### WHAT YOU SHOULD DO:
Print exactly the lines from the first one down to the line that contains "import matplotlib.pyplot as plt", both included, and skip the pictures.

### DATA SECTION:
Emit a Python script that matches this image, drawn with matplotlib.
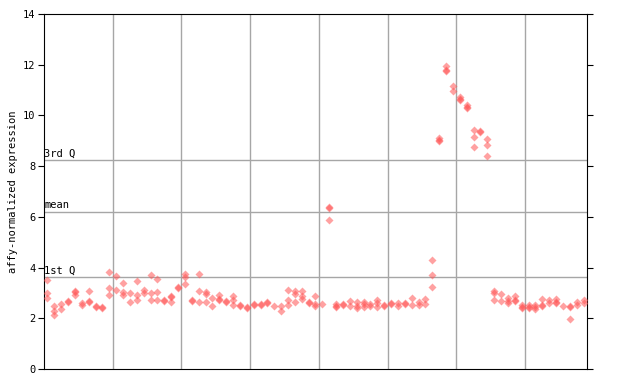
import numpy as np
import matplotlib
matplotlib.use('Agg')
import matplotlib.pyplot as plt

# expression values per sample (replicates)
samples = [
    [3.50, 2.99, 2.79], [2.48, 2.30, 2.13], [2.58, 2.35], [2.67, 2.63],
    [3.07, 3.02, 2.90], [2.59, 2.51], [3.06, 2.67, 2.63], [2.48, 2.44],
    [2.43, 2.39], [3.81, 3.18, 2.91],
    [3.67, 3.12], [3.39, 3.02, 2.92], [2.98, 2.64], [3.46, 2.91, 2.72],
    [3.12, 2.98], [3.71, 2.98, 2.71], [3.55, 3.05, 2.71], [2.71, 2.67],
    [2.87, 2.83, 2.65], [3.23, 3.19],
    [3.73, 3.64, 3.34], [2.74, 2.70], [3.73, 3.09, 2.64], [3.05, 2.96, 2.65],
    [2.79, 2.48], [2.92, 2.75, 2.72], [2.67, 2.63], [2.88, 2.72, 2.51],
    [2.54, 2.50], [2.44, 2.40],
    [2.57, 2.53], [2.57, 2.53], [2.64, 2.60], [2.50], [2.50, 2.29],
    [3.12, 2.74, 2.51], [3.09, 2.96, 2.64], [3.09, 2.88, 2.77], [2.66, 2.62],
    [2.88, 2.55, 2.48],
    [2.56], [6.38, 6.34, 5.86], [2.48, 2.44, 2.55], [2.56, 2.52],
    [2.68, 2.50], [2.63, 2.50, 2.42], [2.63, 2.55, 2.45], [2.55, 2.47],
    [2.72, 2.59, 2.46], [2.52, 2.48],
    [2.60, 2.56], [2.59, 2.49], [2.61, 2.57], [2.80, 2.52], [2.64, 2.52],
    [2.76, 2.56], [4.28, 3.69, 3.23], [9.10, 9.02, 8.98], [11.95, 11.81, 11.77],
    [11.16, 10.96],
    [10.71, 10.63, 10.59], [10.41, 10.32, 10.28], [9.41, 9.15, 8.75],
    [9.40, 9.36], [9.06, 8.83, 8.40], [3.08, 3.01, 2.71], [2.94, 2.67],
    [2.79, 2.67, 2.60], [2.87, 2.71, 2.67], [2.52, 2.45, 2.41],
    [2.52, 2.45, 2.41], [2.52, 2.43, 2.35], [2.75, 2.54, 2.50], [2.71, 2.61],
    [2.75, 2.63, 2.59], [2.47], [2.48, 2.44, 1.97], [2.64, 2.52], [2.72, 2.59],
]

q1, mean, q3 = 3.63, 6.21, 8.23
group_size = 10

fig = plt.figure(figsize=(6.4, 3.84), dpi=100)
ax = fig.add_axes([0.06875, 0.039, 0.8484, 0.9245])

xs = []
ys = []
for i, vals in enumerate(samples):
    for v in vals:
        xs.append(i)
        ys.append(v)

n = len(samples)
for g in np.arange(group_size - 0.5, n - 1, group_size):
    ax.axvline(g, color='#a6a6a6', lw=1, zorder=1)
for h in (q1, mean, q3):
    ax.axhline(h, color='#a6a6a6', lw=1, zorder=1)

ax.plot(xs, ys, ls='none', marker='D', ms=3.6, mfc='#ff5555', mec='none',
        alpha=0.55, zorder=3)

tfont = dict(family='DejaVu Sans Mono', fontsize=7.5)
for h, lab in ((q3, '3rd Q'), (mean, 'mean'), (q1, '1st Q')):
    ax.text(-0.45, h + 0.05, lab, ha='left', va='bottom', **tfont)

ax.set_xlim(-0.5, n - 0.5)
ax.set_ylim(0, 14)
ax.set_yticks(range(0, 15, 2))
ax.set_xticks([])
ax.tick_params(axis='y', which='both', direction='out', length=4,
               right=True, labelsize=7.5, pad=2)
for lab in ax.get_yticklabels():
    lab.set_family('DejaVu Sans Mono')
ax.set_ylabel('affy-normalized expression', family='DejaVu Sans Mono',
              fontsize=7.5, labelpad=4)

fig.savefig('out.png', dpi=100)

### ANSWER TO THIS PROBLEM:
Emit a Python script that matches this image, drawn with matplotlib.
import numpy as np
import matplotlib
matplotlib.use('Agg')
import matplotlib.pyplot as plt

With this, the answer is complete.